SUPPLIED INFORMATION:
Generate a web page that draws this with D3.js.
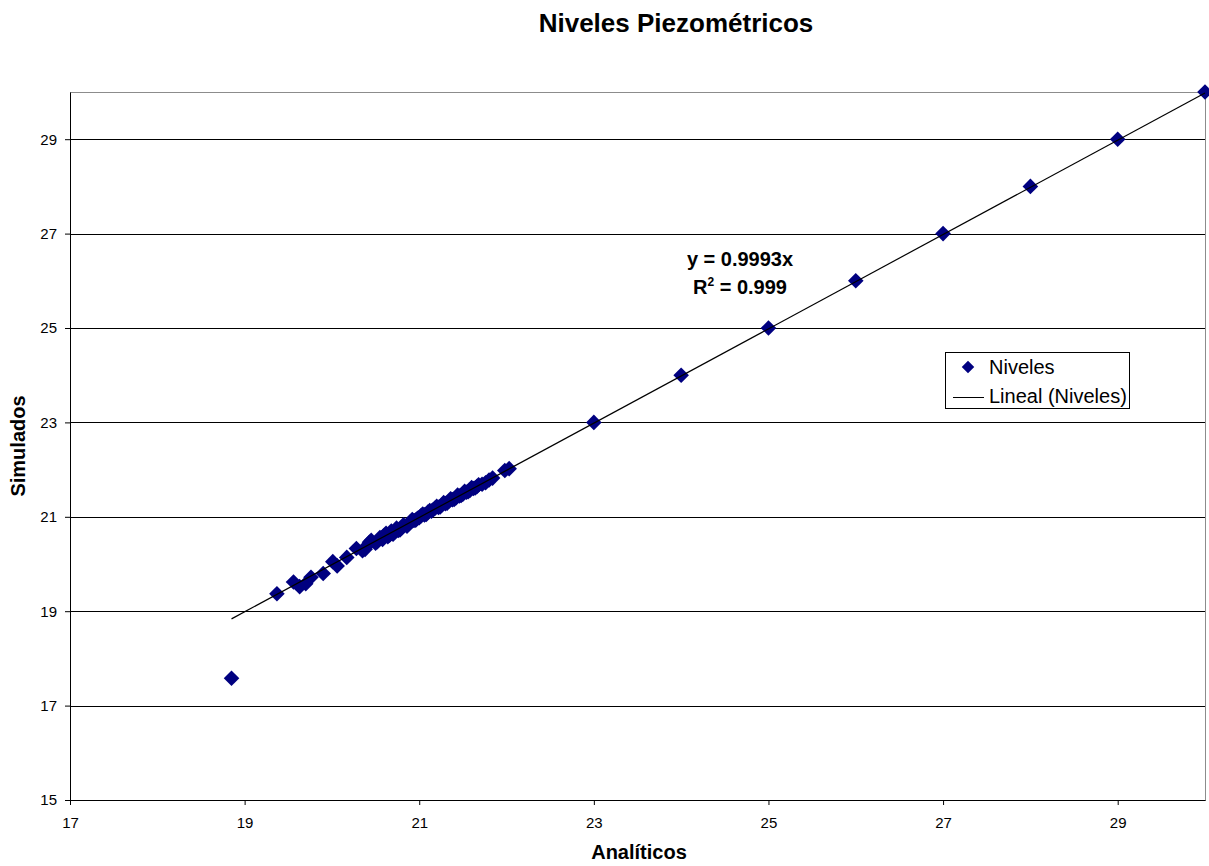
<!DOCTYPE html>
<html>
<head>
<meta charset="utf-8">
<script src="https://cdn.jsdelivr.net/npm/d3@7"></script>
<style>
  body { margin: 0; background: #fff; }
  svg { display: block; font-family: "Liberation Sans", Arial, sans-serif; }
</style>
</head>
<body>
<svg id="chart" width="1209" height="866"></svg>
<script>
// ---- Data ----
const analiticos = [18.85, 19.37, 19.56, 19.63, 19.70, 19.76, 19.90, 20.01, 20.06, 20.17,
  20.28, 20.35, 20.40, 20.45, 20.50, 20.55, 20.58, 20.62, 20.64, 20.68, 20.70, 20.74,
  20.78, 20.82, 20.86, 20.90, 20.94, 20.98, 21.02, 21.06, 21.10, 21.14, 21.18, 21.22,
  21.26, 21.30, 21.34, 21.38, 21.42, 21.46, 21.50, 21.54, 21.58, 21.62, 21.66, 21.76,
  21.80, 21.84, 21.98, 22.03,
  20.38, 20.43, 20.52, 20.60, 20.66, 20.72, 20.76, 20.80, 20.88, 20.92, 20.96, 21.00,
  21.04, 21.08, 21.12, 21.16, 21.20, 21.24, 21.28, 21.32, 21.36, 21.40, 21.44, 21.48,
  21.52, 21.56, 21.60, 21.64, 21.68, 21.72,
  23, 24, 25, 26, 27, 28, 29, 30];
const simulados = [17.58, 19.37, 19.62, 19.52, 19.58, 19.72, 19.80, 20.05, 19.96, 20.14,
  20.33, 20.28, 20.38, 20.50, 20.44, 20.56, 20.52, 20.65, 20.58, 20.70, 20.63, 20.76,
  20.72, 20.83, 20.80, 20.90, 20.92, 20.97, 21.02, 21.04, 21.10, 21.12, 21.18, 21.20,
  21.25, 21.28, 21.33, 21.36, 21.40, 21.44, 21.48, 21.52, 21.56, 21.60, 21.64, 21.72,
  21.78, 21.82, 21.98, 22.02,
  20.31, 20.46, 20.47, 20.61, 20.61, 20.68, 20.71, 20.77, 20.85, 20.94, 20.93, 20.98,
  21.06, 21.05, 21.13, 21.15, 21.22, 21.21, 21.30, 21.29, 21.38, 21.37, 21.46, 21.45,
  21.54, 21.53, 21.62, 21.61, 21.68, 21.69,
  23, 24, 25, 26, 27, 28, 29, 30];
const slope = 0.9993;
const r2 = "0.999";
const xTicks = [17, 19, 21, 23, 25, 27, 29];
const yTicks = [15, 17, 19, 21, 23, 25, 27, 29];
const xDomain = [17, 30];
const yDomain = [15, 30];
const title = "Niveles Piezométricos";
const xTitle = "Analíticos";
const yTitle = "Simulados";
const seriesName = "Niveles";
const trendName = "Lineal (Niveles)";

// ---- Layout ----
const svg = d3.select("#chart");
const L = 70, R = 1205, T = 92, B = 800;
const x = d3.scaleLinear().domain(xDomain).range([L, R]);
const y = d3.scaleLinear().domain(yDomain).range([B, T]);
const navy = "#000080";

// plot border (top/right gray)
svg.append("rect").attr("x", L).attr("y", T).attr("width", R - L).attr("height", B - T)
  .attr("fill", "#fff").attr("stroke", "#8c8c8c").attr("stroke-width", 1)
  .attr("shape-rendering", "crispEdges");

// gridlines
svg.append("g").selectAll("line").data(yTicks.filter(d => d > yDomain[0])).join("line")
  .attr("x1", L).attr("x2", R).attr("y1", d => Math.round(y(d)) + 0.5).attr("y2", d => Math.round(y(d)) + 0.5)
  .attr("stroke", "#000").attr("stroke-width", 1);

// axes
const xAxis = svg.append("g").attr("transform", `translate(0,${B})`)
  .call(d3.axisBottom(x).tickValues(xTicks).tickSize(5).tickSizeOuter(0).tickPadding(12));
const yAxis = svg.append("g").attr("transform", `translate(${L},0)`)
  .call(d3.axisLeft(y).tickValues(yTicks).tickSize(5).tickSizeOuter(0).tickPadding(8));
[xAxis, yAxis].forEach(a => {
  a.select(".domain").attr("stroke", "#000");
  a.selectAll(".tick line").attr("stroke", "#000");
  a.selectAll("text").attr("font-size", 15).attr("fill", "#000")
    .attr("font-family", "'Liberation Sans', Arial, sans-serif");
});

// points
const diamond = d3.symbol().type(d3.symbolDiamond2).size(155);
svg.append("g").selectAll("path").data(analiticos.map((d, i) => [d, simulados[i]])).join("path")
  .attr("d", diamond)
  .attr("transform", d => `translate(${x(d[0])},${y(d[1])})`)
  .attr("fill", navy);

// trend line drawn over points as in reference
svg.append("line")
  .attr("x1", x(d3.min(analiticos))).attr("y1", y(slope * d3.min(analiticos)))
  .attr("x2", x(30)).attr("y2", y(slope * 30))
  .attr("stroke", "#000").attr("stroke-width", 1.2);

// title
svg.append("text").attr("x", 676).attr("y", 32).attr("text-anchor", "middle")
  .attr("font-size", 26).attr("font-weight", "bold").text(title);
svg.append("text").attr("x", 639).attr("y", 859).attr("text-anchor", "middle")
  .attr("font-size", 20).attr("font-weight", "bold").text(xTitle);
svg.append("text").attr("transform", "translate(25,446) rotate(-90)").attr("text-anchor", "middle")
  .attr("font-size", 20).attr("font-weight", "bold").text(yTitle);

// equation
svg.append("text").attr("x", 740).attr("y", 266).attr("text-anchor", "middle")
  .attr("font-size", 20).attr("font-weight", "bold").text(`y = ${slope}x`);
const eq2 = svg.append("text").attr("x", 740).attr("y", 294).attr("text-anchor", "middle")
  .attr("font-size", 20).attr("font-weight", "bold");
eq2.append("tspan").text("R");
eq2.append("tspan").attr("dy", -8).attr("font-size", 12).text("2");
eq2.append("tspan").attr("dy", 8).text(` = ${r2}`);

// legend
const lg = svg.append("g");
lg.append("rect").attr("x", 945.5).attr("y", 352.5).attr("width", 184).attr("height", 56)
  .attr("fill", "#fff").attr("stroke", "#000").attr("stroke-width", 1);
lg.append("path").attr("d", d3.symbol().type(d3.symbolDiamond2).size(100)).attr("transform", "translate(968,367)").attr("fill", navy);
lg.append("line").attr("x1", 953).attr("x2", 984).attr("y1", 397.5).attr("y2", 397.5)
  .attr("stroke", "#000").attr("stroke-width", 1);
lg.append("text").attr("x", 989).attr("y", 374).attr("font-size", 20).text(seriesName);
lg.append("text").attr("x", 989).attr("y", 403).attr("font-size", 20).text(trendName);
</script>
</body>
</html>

PROBLEM REQUIREMENTS:
Keep every word of the data as it is when you write it out, but drop the pictures.

COMPLETED TASK:
Generate a web page that draws this with D3.js.
<!DOCTYPE html>
<html>
<head>
<meta charset="utf-8">
<script src="https://cdn.jsdelivr.net/npm/d3@7"></script>
<style>
  body { margin: 0; background: #fff; }
  svg { display: block; font-family: "Liberation Sans", Arial, sans-serif; }
</style>
</head>
<body>
<svg id="chart" width="1209" height="866"></svg>
<script>
// ---- Data ----
const analiticos = [18.85, 19.37, 19.56, 19.63, 19.70, 19.76, 19.90, 20.01, 20.06, 20.17,
  20.28, 20.35, 20.40, 20.45, 20.50, 20.55, 20.58, 20.62, 20.64, 20.68, 20.70, 20.74,
  20.78, 20.82, 20.86, 20.90, 20.94, 20.98, 21.02, 21.06, 21.10, 21.14, 21.18, 21.22,
  21.26, 21.30, 21.34, 21.38, 21.42, 21.46, 21.50, 21.54, 21.58, 21.62, 21.66, 21.76,
  21.80, 21.84, 21.98, 22.03,
  20.38, 20.43, 20.52, 20.60, 20.66, 20.72, 20.76, 20.80, 20.88, 20.92, 20.96, 21.00,
  21.04, 21.08, 21.12, 21.16, 21.20, 21.24, 21.28, 21.32, 21.36, 21.40, 21.44, 21.48,
  21.52, 21.56, 21.60, 21.64, 21.68, 21.72,
  23, 24, 25, 26, 27, 28, 29, 30];
const simulados = [17.58, 19.37, 19.62, 19.52, 19.58, 19.72, 19.80, 20.05, 19.96, 20.14,
  20.33, 20.28, 20.38, 20.50, 20.44, 20.56, 20.52, 20.65, 20.58, 20.70, 20.63, 20.76,
  20.72, 20.83, 20.80, 20.90, 20.92, 20.97, 21.02, 21.04, 21.10, 21.12, 21.18, 21.20,
  21.25, 21.28, 21.33, 21.36, 21.40, 21.44, 21.48, 21.52, 21.56, 21.60, 21.64, 21.72,
  21.78, 21.82, 21.98, 22.02,
  20.31, 20.46, 20.47, 20.61, 20.61, 20.68, 20.71, 20.77, 20.85, 20.94, 20.93, 20.98,
  21.06, 21.05, 21.13, 21.15, 21.22, 21.21, 21.30, 21.29, 21.38, 21.37, 21.46, 21.45,
  21.54, 21.53, 21.62, 21.61, 21.68, 21.69,
  23, 24, 25, 26, 27, 28, 29, 30];
const slope = 0.9993;
const r2 = "0.999";
const xTicks = [17, 19, 21, 23, 25, 27, 29];
const yTicks = [15, 17, 19, 21, 23, 25, 27, 29];
const xDomain = [17, 30];
const yDomain = [15, 30];
const title = "Niveles Piezométricos";
const xTitle = "Analíticos";
const yTitle = "Simulados";
const seriesName = "Niveles";
const trendName = "Lineal (Niveles)";

// ---- Layout ----
const svg = d3.select("#chart");
const L = 70, R = 1205, T = 92, B = 800;
const x = d3.scaleLinear().domain(xDomain).range([L, R]);
const y = d3.scaleLinear().domain(yDomain).range([B, T]);
const navy = "#000080";

// plot border (top/right gray)
svg.append("rect").attr("x", L).attr("y", T).attr("width", R - L).attr("height", B - T)
  .attr("fill", "#fff").attr("stroke", "#8c8c8c").attr("stroke-width", 1)
  .attr("shape-rendering", "crispEdges");

// gridlines
svg.append("g").selectAll("line").data(yTicks.filter(d => d > yDomain[0])).join("line")
  .attr("x1", L).attr("x2", R).attr("y1", d => Math.round(y(d)) + 0.5).attr("y2", d => Math.round(y(d)) + 0.5)
  .attr("stroke", "#000").attr("stroke-width", 1);

// axes
const xAxis = svg.append("g").attr("transform", `translate(0,${B})`)
  .call(d3.axisBottom(x).tickValues(xTicks).tickSize(5).tickSizeOuter(0).tickPadding(12));
const yAxis = svg.append("g").attr("transform", `translate(${L},0)`)
  .call(d3.axisLeft(y).tickValues(yTicks).tickSize(5).tickSizeOuter(0).tickPadding(8));
[xAxis, yAxis].forEach(a => {
  a.select(".domain").attr("stroke", "#000");
  a.selectAll(".tick line").attr("stroke", "#000");
  a.selectAll("text").attr("font-size", 15).attr("fill", "#000")
    .attr("font-family", "'Liberation Sans', Arial, sans-serif");
});

// points
const diamond = d3.symbol().type(d3.symbolDiamond2).size(155);
svg.append("g").selectAll("path").data(analiticos.map((d, i) => [d, simulados[i]])).join("path")
  .attr("d", diamond)
  .attr("transform", d => `translate(${x(d[0])},${y(d[1])})`)
  .attr("fill", navy);

// trend line drawn over points as in reference
svg.append("line")
  .attr("x1", x(d3.min(analiticos))).attr("y1", y(slope * d3.min(analiticos)))
  .attr("x2", x(30)).attr("y2", y(slope * 30))
  .attr("stroke", "#000").attr("stroke-width", 1.2);

// title
svg.append("text").attr("x", 676).attr("y", 32).attr("text-anchor", "middle")
  .attr("font-size", 26).attr("font-weight", "bold").text(title);
svg.append("text").attr("x", 639).attr("y", 859).attr("text-anchor", "middle")
  .attr("font-size", 20).attr("font-weight", "bold").text(xTitle);
svg.append("text").attr("transform", "translate(25,446) rotate(-90)").attr("text-anchor", "middle")
  .attr("font-size", 20).attr("font-weight", "bold").text(yTitle);

// equation
svg.append("text").attr("x", 740).attr("y", 266).attr("text-anchor", "middle")
  .attr("font-size", 20).attr("font-weight", "bold").text(`y = ${slope}x`);
const eq2 = svg.append("text").attr("x", 740).attr("y", 294).attr("text-anchor", "middle")
  .attr("font-size", 20).attr("font-weight", "bold");
eq2.append("tspan").text("R");
eq2.append("tspan").attr("dy", -8).attr("font-size", 12).text("2");
eq2.append("tspan").attr("dy", 8).text(` = ${r2}`);

// legend
const lg = svg.append("g");
lg.append("rect").attr("x", 945.5).attr("y", 352.5).attr("width", 184).attr("height", 56)
  .attr("fill", "#fff").attr("stroke", "#000").attr("stroke-width", 1);
lg.append("path").attr("d", d3.symbol().type(d3.symbolDiamond2).size(100)).attr("transform", "translate(968,367)").attr("fill", navy);
lg.append("line").attr("x1", 953).attr("x2", 984).attr("y1", 397.5).attr("y2", 397.5)
  .attr("stroke", "#000").attr("stroke-width", 1);
lg.append("text").attr("x", 989).attr("y", 374).attr("font-size", 20).text(seriesName);
lg.append("text").attr("x", 989).attr("y", 403).attr("font-size", 20).text(trendName);
</script>
</body>
</html>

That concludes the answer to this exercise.